The Treatise is important for the study of Old Norse, as it is a major text showing the state of the language just prior to the writing of the Icelandic Sagas. It also provides a comprehensive study of the pronunciation of the language. It proposed an Icelandic alphabet derived from the Latin, and more adapted to writing on paper or parchment than the older, epigraphic Runic alphabet that was made for shorter carvings on wood or stone. (Other writings in the Latin alphabet presumably existed in the form of law books and Christian writings. The educated clergy of the time would not have used runes.) This alphabet included þ (derived straight from the runes), as well as diacritic indication of vowel length, and an o with an ogonek. The First Grammarian's entire system was never adopted, as evidenced in later manuscripts, in some cases not much younger, but it has had an influence on Icelandic writing ever since (see above). See Icelandic orthography.

== Alphabet ==
The author of the First Grammatical Treatise proposes that long vowels be marked with an acute accent, e.g. á. The nasal vowels are marked with a dot. (Note: First Grammatical Treatise: "far, fár; rȧmr, rámr") Small capitals denote a geminate consonant. The author proposes a letter ꞡ (g with a stroke through the loop), named eng ("meadow"), which denotes //ŋ/, /nɡ//.

Vowels (Raddarstafir, "reard (sound) staves"): a, ȧ, ǫ, ǫ̇, e, ė, ę, ę̇, ı, i, o, ȯ, ø, ø̇, u, u̇, y, ẏ

Consonants (Samhljóðendr, "co-sound (consonance) ends"): b, ʙ, c, ᴋ, d, ᴅ, f, ꜰ, g, ɢ, ꞡ, h, l, ʟ, m, ᴍ, n, ɴ, p, ᴘ, r, ʀ, ſ, ꜱ, t, ᴛ, þ
Note: "c" is lowercase; lowercase long-s "ſ" is followed by small-capital "ꜱ".

Samsettar (Letters for composite sounds): x, z

Other: ⁊, ˜

== Phonological System ==
Based on the description of minimal pairs of words in Old Norse, Einar Haugen proposes one tentative interpretation of the vowel description given by the First Grammatical Treatise. There are potentially 36 vowels in Old Norse, with 9 basic vowel qualities, //i, y, e, ø, ɛ, u, o, ɔ, a//, which are further distinguished by length and nasality.

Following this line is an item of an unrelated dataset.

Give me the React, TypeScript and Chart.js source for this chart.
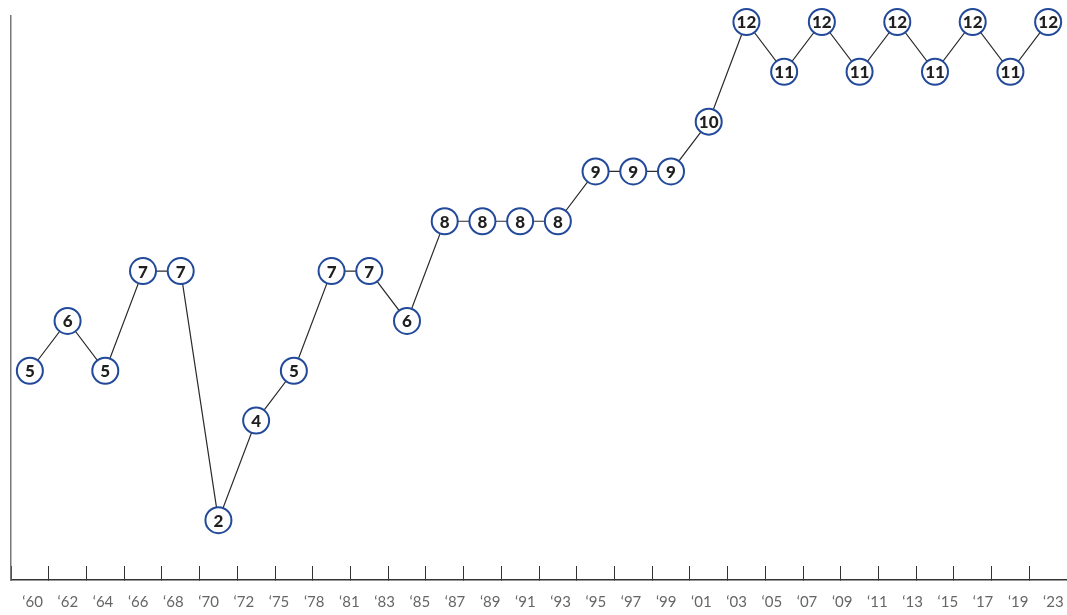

Haugen notes that "A system of thirty-six vowel phonemes would have been something of a monstrosity among the world's phonemic systems". However, a system of 18 oral vowels is in no way unusual for a Germanic language, and nasality must be seen an independent category.

Potential Vowel Inventory of Old Norse
|  | Front vowels |  |  |  | Back vowels |  |  |  |
| Unrounded |  | Rounded |  | Unrounded |  | Rounded |  |
| Close | i • ĩ | iː • ĩː | y • ỹ | yː • ỹː |  |  | u • ũ | uː • ũː |
| Mid | e • ẽ | eː • ẽː | ø • ø̃ | øː • ø̃ː |  |  | o • õ | oː • õː |
| Open, open-mid | ɛ • ɛ̃ | ɛː • ɛ̃ː |  |  | a • ã | aː • ãː | ɔ • ɔ̃ | ɔː • ɔ̃ː |

== The author ==
The author is unknown, and is usually referred to as "First Grammarian". Scholars have hypothesized various identities for the First Grammarian. He was possibly active in the Benedictine milieu, most likely connected with the monastery of Þingeyrar in the northern part of Iceland. One probable candidate is Hallr Teitsson (born ca. 1085, died 1150). Þóroddr Gamlason has also been suggested.

Haugen notes that the author of the text cannot be the 11th century Icelandic scholar Ari the Learned (1067-1148), as the author refers to Ari, "in the text with a reverence such as might be offered by a pupil or a friend." Furthermore, Haugen notes, concerning the author candidate Hallr Teitsson, that, "His [Hallr's] father was a foster brother of Ari the Learned, and Hallr himself was the fourth in line of a distinguished family of cultural leaders in Iceland".

The First Grammarian's choice of terminology, such as the use of the Latin terms "capitulum" and "vers", as well as a quotation from Cato's Distichs, suggests he received a Latin education. However, he was also well-versed and familiar with Norse skaldic poetic verse, making him "one of that line of students of poetics, whose greatest representative from Iceland was to be Snorri Sturluson." This can be seen in the illustrative sentences used in demonstrating minimal pairs, which contain allusions to "the giantess Þórgerð Hǫlgabrúð (90.20), Thor and the giant Hymir (90.20), and the legendary Dane Ubbi (90.19)".